Suppose $B(t),t\in[0,\infty)$ is Standard Brownian Motion. I know that $\exp(\alpha B_t-\dfrac{\alpha^2t}{2})$ is a martingale. I want to use this to show that almost surely, $B(t)/t\to0$ as $t\to\infty$.
I understand I need to use a proper maximal inequality.
Usually what we do is we first fix $\theta>1$ and then $\rho<1$ with $\rho\theta>1$. Then we show $\sum_n P[\sup_{\theta^n\leq t\leq \theta^{n+1}}|\dfrac{B_t}{t}|>\rho^n]<\infty$ which implies by Borel Cantelli that $B(t)/t\to 0$ a.s.
Here we used the Doob Maximal Inequality.
But suppose I want to show using the exponential martingale. How do I show this?

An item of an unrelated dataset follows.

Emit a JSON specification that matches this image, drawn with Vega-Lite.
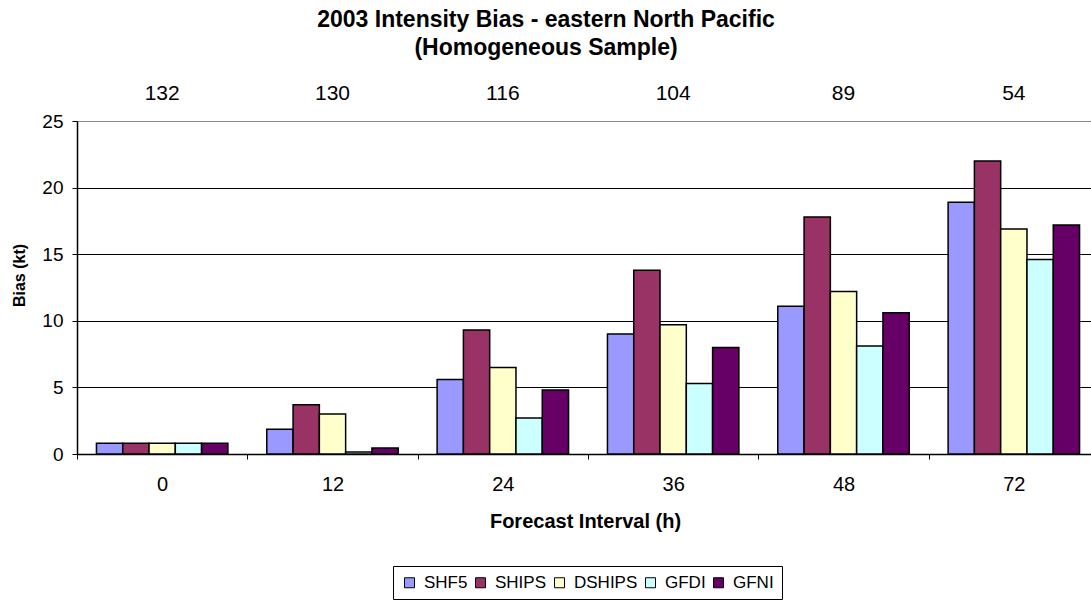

Write $M^{\alpha}_t = \exp\left( \alpha B_t - \frac{\alpha^2}{2}t \right)$ and notice that, if $\alpha > 0$, then
$$ \limsup_{t\to\infty} B_t/t > \alpha \quad \Rightarrow \quad \limsup_{t\to\infty} M^{\alpha}_t = \infty. $$
But since $M^{\alpha}_t$ is a positive martingale, Doob's martingale convergence theorem tells that $M^{\alpha}_t$ converges a.s., and so, $\mathbb{P}\left( \limsup_{t\to\infty} B_t/t > \alpha \right) = 0$. Then letting $\alpha \downarrow 0$ shows that $\limsup_{t\to\infty} B_t/t \leq 0$ a.s. Since the law of $B_t$ is symmetric, this also tells that $\liminf_{t\to\infty} B_t/t \geq 0$ a.s., and so, the desired convergence follows.
But if we are not forced to use $M^{\alpha}_t$, then my favorite proof is to utilize $(B_t/t)_{t > 0} \stackrel{d}= (B_{1/t})_{t > 0}$. Then the solution is as trivial as the statement $\lim_{s\to0} B_s = 0$ a.s.